What happens to the link graph when a store migrates platforms or restructures its URL architecture?
A migration or URL restructure that is not accompanied by systematic internal link updates will break a significant portion of the existing link graph. Redirects handle the external link equity, but internal links pointing to old URLs are not automatically redirected in the same way: the server returns a redirect, but the crawl signal sent by a link to a redirected URL is weaker than the signal sent by a link to the live URL. After any migration, the internal link audit is as important as the redirect audit, and usually gets half the attention. Every internal link pointing to a redirected or removed URL should be updated to the canonical destination. A chain of redirects is not the same signal as a direct link, regardless of what the status codes say.
Can a store recover rankings after internal link graph damage, and how long does it take?
Recovery is possible but requires rebuilding the structural conditions that supported the rankings, not just republishing content.

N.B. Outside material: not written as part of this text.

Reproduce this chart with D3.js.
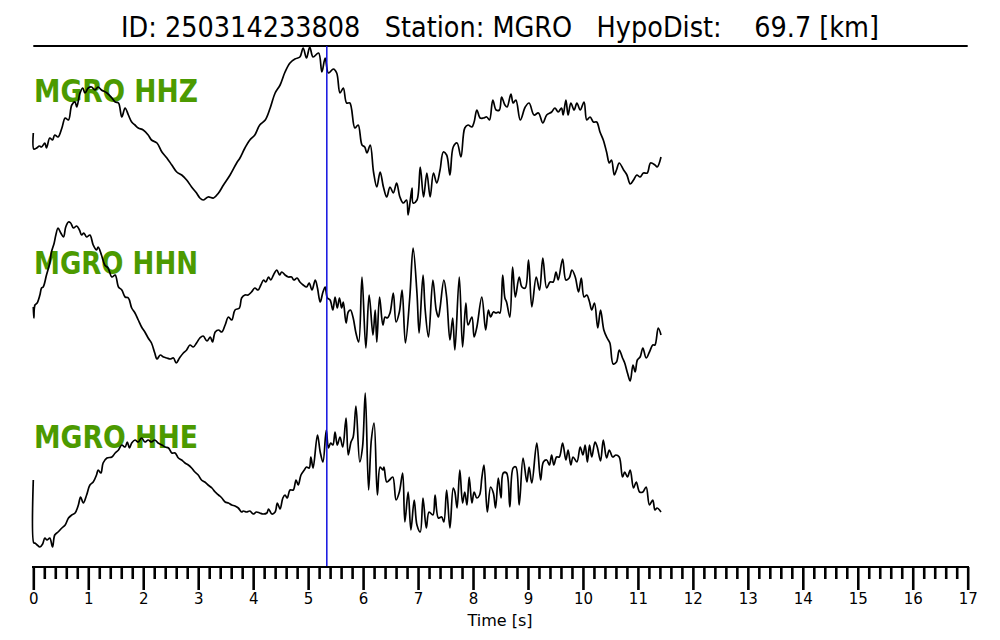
<!DOCTYPE html>
<html><head><meta charset="utf-8">
<script src="https://cdn.jsdelivr.net/npm/d3@7"></script>
<style>body{margin:0;background:#fff}svg{display:block}</style>
</head><body>
<script>
// ---- data ----
const titleText = "ID: 250314233808   Station: MGRO   HypoDist:    69.7 [km]";
const channels = ["MGRO HHZ", "MGRO HHN", "MGRO HHE"];
const pickTime = 5.34;
const majorTicks = [0,1,2,3,4,5,6,7,8,9,10,11,12,13,14,15,16,17];
const xLabel = "Time [s]";

const hhzT = [0.00,0.01,0.06,0.11,0.15,0.21,0.24,0.30,0.35,0.39,0.45,0.52,0.58,0.64,0.70,0.76,0.79,0.85,0.90,0.94,1.00,1.06,1.12,1.18,1.24,1.34,1.43,1.49,1.55,1.61,1.67,1.73,1.79,1.85,1.91,2.00,2.09,2.15,2.25,2.34,2.43,2.52,2.61,2.70,2.79,2.88,2.97,3.03,3.09,3.18,3.28,3.37,3.46,3.58,3.70,3.76,3.85,3.94,4.03,4.12,4.22,4.31,4.40,4.49,4.58,4.67,4.76,4.85,4.91,4.97,5.03,5.09,5.19,5.25,5.31,5.37,5.46,5.52,5.58,5.64,5.70,5.76,5.85,5.91,5.98,6.03,6.07,6.13,6.19,6.25,6.31,6.37,6.43,6.49,6.55,6.61,6.67,6.73,6.79,6.82,6.89,6.91,6.98,7.04,7.10,7.16,7.22,7.28,7.34,7.40,7.46,7.52,7.58,7.64,7.71,7.78,7.85,7.91,7.98,8.02,8.07,8.13,8.19,8.25,8.30,8.36,8.42,8.48,8.52,8.58,8.62,8.69,8.73,8.78,8.86,8.95,9.02,9.11,9.19,9.27,9.34,9.43,9.49,9.55,9.61,9.64,9.69,9.73,9.78,9.84,9.89,9.95,10.02,10.07,10.13,10.19,10.25,10.31,10.37,10.43,10.48,10.52,10.57,10.61,10.66,10.74,10.80,10.86,10.92,10.98,11.04,11.10,11.17,11.23,11.31,11.35,11.42];
const hhzV = [-3,-19,-18,-16,-17,-13,-18,-8,-10,-5,-7,2,12,10,25,28,23,37,42,37,42,43,40,43,40,37,32,28,27,13,22,15,8,5,2,0,-5,-10,-13,-22,-28,-35,-42,-45,-50,-57,-63,-68,-70,-67,-68,-63,-55,-45,-33,-28,-18,-10,-5,5,10,22,37,45,58,67,71,73,82,72,83,73,77,58,72,57,61,57,37,42,27,27,2,5,-15,-17,-23,-15,-42,-57,-42,-57,-67,-57,-63,-53,-67,-73,-70,-85,-58,-73,-70,-37,-67,-43,-67,-43,-53,-40,-22,-25,-45,-17,-13,-27,2,5,3,8,20,12,12,13,10,30,20,20,33,25,23,36,27,30,10,23,27,15,17,7,15,18,22,18,22,15,30,15,27,20,27,20,28,10,13,8,8,-2,-10,-22,-33,-30,-45,-40,-33,-40,-45,-54,-50,-45,-47,-43,-43,-33,-35,-37,-27];

const hhnT = [0.00,0.01,0.03,0.07,0.12,0.15,0.18,0.24,0.30,0.33,0.38,0.41,0.45,0.50,0.55,0.59,0.64,0.68,0.73,0.79,0.84,0.88,0.92,0.97,1.03,1.09,1.15,1.18,1.24,1.30,1.36,1.43,1.49,1.55,1.61,1.67,1.73,1.79,1.85,1.91,1.97,2.03,2.09,2.15,2.21,2.25,2.31,2.37,2.43,2.49,2.55,2.60,2.66,2.73,2.79,2.85,2.91,2.97,3.03,3.09,3.16,3.22,3.26,3.31,3.37,3.43,3.49,3.55,3.61,3.67,3.75,3.79,3.85,3.91,3.97,4.03,4.09,4.14,4.19,4.23,4.28,4.32,4.37,4.43,4.48,4.52,4.58,4.64,4.70,4.74,4.80,4.85,4.91,4.97,5.02,5.07,5.13,5.17,5.22,5.27,5.31,5.35,5.40,5.45,5.49,5.53,5.57,5.61,5.64,5.69,5.73,5.77,5.82,5.87,5.92,5.98,6.05,6.11,6.18,6.22,6.25,6.30,6.36,6.40,6.44,6.49,6.55,6.60,6.66,6.71,6.77,6.85,6.91,6.98,7.02,7.09,7.13,7.19,7.27,7.33,7.37,7.40,7.47,7.52,7.58,7.63,7.67,7.75,7.81,7.87,7.91,7.98,8.02,8.07,8.16,8.23,8.28,8.32,8.37,8.42,8.46,8.49,8.54,8.58,8.61,8.67,8.72,8.77,8.84,8.89,8.95,9.01,9.07,9.15,9.21,9.27,9.34,9.40,9.46,9.51,9.55,9.63,9.69,9.75,9.80,9.86,9.92,9.97,10.02,10.07,10.12,10.16,10.21,10.27,10.32,10.38,10.44,10.49,10.55,10.61,10.66,10.72,10.76,10.81,10.86,10.91,10.95,10.99,11.04,11.09,11.15,11.21,11.27,11.31,11.37,11.42];
const hhnV = [-7,-18,-5,-3,5,12,13,25,37,48,57,65,72,67,63,73,78,77,72,74,70,65,67,63,65,55,50,53,45,35,32,23,25,13,10,3,2,-8,-13,-20,-27,-32,-38,-43,-53,-59,-55,-57,-58,-59,-58,-63,-58,-53,-50,-45,-47,-43,-38,-36,-41,-37,-42,-32,-30,-32,-25,-17,-20,-10,-8,2,5,5,8,12,10,15,20,18,23,20,25,30,25,28,25,23,23,20,22,18,15,13,17,10,20,12,-2,8,13,2,0,-10,3,-8,2,-8,-2,-23,-12,-10,-18,-33,-42,23,-48,5,-35,-10,-42,3,-25,-17,-18,-13,7,-22,-12,10,-43,3,52,7,-33,25,-10,-37,20,-10,-17,-8,20,3,-40,-18,-50,23,-47,-3,-25,-17,-37,-27,3,-30,-10,-17,-12,-13,-12,-13,25,2,-2,-17,33,3,23,13,12,40,-7,23,10,42,12,18,18,28,20,41,20,22,30,23,8,22,3,5,-2,-10,-3,-28,-10,-30,-38,-43,-64,-62,-50,-58,-63,-73,-81,-65,-72,-60,-57,-48,-58,-52,-45,-45,-28,-35];

const hheT = [0.00,0.01,0.03,0.07,0.12,0.17,0.21,0.25,0.30,0.35,0.39,0.45,0.52,0.58,0.64,0.70,0.76,0.82,0.86,0.91,0.97,1.03,1.09,1.15,1.18,1.23,1.27,1.34,1.43,1.49,1.55,1.61,1.67,1.71,1.75,1.79,1.85,1.91,1.97,2.03,2.09,2.15,2.21,2.27,2.34,2.40,2.46,2.52,2.58,2.64,2.70,2.76,2.82,2.88,2.94,3.00,3.06,3.12,3.18,3.25,3.31,3.37,3.43,3.49,3.55,3.61,3.67,3.73,3.79,3.82,3.88,3.94,4.00,4.06,4.12,4.18,4.25,4.28,4.34,4.40,4.44,4.49,4.54,4.58,4.62,4.67,4.73,4.78,4.82,4.87,4.93,4.97,5.02,5.05,5.09,5.17,5.22,5.27,5.33,5.37,5.41,5.45,5.49,5.53,5.58,5.63,5.69,5.73,5.78,5.82,5.87,5.94,5.99,6.04,6.10,6.15,6.20,6.26,6.31,6.36,6.38,6.43,6.48,6.54,6.60,6.66,6.72,6.76,6.82,6.87,6.93,6.98,7.04,7.09,7.15,7.20,7.27,7.31,7.37,7.43,7.47,7.52,7.58,7.64,7.67,7.71,7.76,7.81,7.85,7.89,7.93,7.98,8.02,8.07,8.12,8.16,8.20,8.26,8.32,8.37,8.41,8.46,8.51,8.55,8.61,8.67,8.73,8.78,8.84,8.91,8.98,9.02,9.07,9.16,9.23,9.28,9.34,9.39,9.43,9.47,9.52,9.57,9.63,9.69,9.73,9.78,9.82,9.89,9.95,10.00,10.04,10.08,10.12,10.16,10.22,10.26,10.32,10.37,10.43,10.48,10.54,10.60,10.66,10.72,10.76,10.81,10.86,10.92,10.97,11.03,11.09,11.15,11.21,11.27,11.31,11.35,11.42];
const hheV = [-10,-73,-73,-75,-77,-74,-68,-70,-68,-77,-65,-62,-58,-55,-48,-45,-43,-35,-27,-33,-25,-15,-12,-5,0,-3,7,12,13,17,20,25,23,28,22,27,30,28,32,28,30,28,30,27,25,23,22,17,17,12,10,7,5,2,-2,-5,-10,-12,-15,-18,-22,-25,-28,-32,-33,-35,-36,-38,-42,-41,-42,-41,-44,-42,-43,-44,-43,-39,-44,-42,-33,-39,-28,-25,-28,-20,-20,-10,-15,-5,0,3,2,13,2,35,18,8,40,22,27,25,38,25,33,23,52,15,28,33,64,8,23,77,-20,30,47,-25,3,0,3,-12,-10,-7,-30,-22,-3,-52,-22,-60,-30,-55,-62,-28,-58,-42,-45,-25,-48,-47,-52,-20,-58,-18,-22,-38,0,-33,-22,-35,-7,-33,-22,-28,-25,-8,5,-42,-17,-23,-38,-8,-28,-3,-3,-37,2,3,-35,12,-12,3,-13,27,-10,8,10,5,15,5,13,13,27,10,20,5,13,8,23,15,25,8,25,13,28,23,9,30,12,20,13,15,13,-7,-2,-7,0,-18,-12,-22,-22,-17,-35,-30,-40,-38,-42];

// ---- chart ----
const W = 1000, H = 640;
const svg = d3.select("body").append("svg").attr("width", W).attr("height", H);

const x = d3.scaleLinear().domain([0, 17]).range([33.3, 967.7]);
const rowY = d3.scalePoint().domain(channels).range([130, 470]);
const amp = d3.scaleLinear().domain([-100, 100]).range([100, -100]);

// title
svg.append("text")
  .attr("x", 500).attr("y", 37)
  .attr("text-anchor", "middle")
  .attr("font-family", "DejaVu Sans")
  .attr("font-size", 29)
  .attr("textLength", 758).attr("lengthAdjust", "spacingAndGlyphs")
  .attr("xml:space", "preserve")
  .style("white-space", "pre")
  .text(titleText);

svg.append("line")
  .attr("x1", x(0)).attr("x2", x(17)).attr("y1", 46).attr("y2", 46)
  .attr("stroke", "#000").attr("stroke-width", 2);

// channel labels
const labelBase = {"MGRO HHZ": 102, "MGRO HHN": 274, "MGRO HHE": 448};
svg.selectAll("text.lab").data(channels).join("text")
  .attr("class", "lab")
  .attr("x", 34).attr("y", d => labelBase[d])
  .attr("font-family", "DejaVu Sans").attr("font-weight", "bold")
  .attr("font-size", 32)
  .attr("textLength", 164).attr("lengthAdjust", "spacingAndGlyphs")
  .attr("fill", "#4c9a00")
  .text(d => d);

// traces
const series = [
  {ch: channels[0], t: hhzT, v: hhzV},
  {ch: channels[1], t: hhnT, v: hhnV},
  {ch: channels[2], t: hheT, v: hheV}
];
const line = d3.line().curve(d3.curveCatmullRom.alpha(0.5));
series.forEach(s => {
  const pts = s.t.map((t, i) => [x(t), rowY(s.ch) + amp(s.v[i])]);
  svg.append("path").attr("d", line(pts))
    .attr("fill", "none").attr("stroke", "#000")
    .attr("stroke-width", 1.7).attr("stroke-linejoin", "round");
});

// pick line
svg.append("line")
  .attr("x1", x(pickTime)).attr("x2", x(pickTime))
  .attr("y1", 46).attr("y2", 567)
  .attr("stroke", "#1010e0").attr("stroke-width", 1.5);

// axis
const minorTicks = d3.range(0, 85).map(i => i / 5).filter(v => Math.abs(v - Math.round(v)) > 1e-6);
const gMinor = svg.append("g").attr("transform", "translate(0,567)")
  .call(d3.axisBottom(x).tickValues(minorTicks).tickSize(12).tickSizeOuter(0).tickFormat(""));
gMinor.select(".domain").remove();
gMinor.selectAll("line").attr("stroke-width", 2.6);

const gMajor = svg.append("g").attr("transform", "translate(0,567)")
  .call(d3.axisBottom(x).tickValues(majorTicks).tickSize(23).tickSizeOuter(0).tickPadding(3).tickFormat(d3.format("d")));
gMajor.select(".domain").remove();
gMajor.selectAll("line").attr("stroke-width", 2.6);
gMajor.selectAll("text").attr("font-family", "DejaVu Sans").attr("font-size", 15).attr("fill", "#000");

svg.append("line")
  .attr("x1", x(0) - 1.3).attr("x2", x(17) + 1.3).attr("y1", 567).attr("y2", 567)
  .attr("stroke", "#000").attr("stroke-width", 2);

svg.append("text")
  .attr("x", 500).attr("y", 626)
  .attr("text-anchor", "middle")
  .attr("font-family", "DejaVu Sans").attr("font-size", 16)
  .text(xLabel);
</script>
</body></html>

The link graph needs to be restored systematically: internal links reestablished to their correct destinations, anchor text quality maintained, crawl paths to commercial pages shortened. How long recovery takes depends on the extent of the damage and the authority of the site before the disruption. For a well-established store with a coherent restored link architecture, meaningful recovery within sixty to ninety days is realistic. The ranking drop is a trailing indicator of link graph damage. The recovery is a trailing indicator of link graph restoration. Both are slower than operators expect, and both are more predictable than they look in the moment.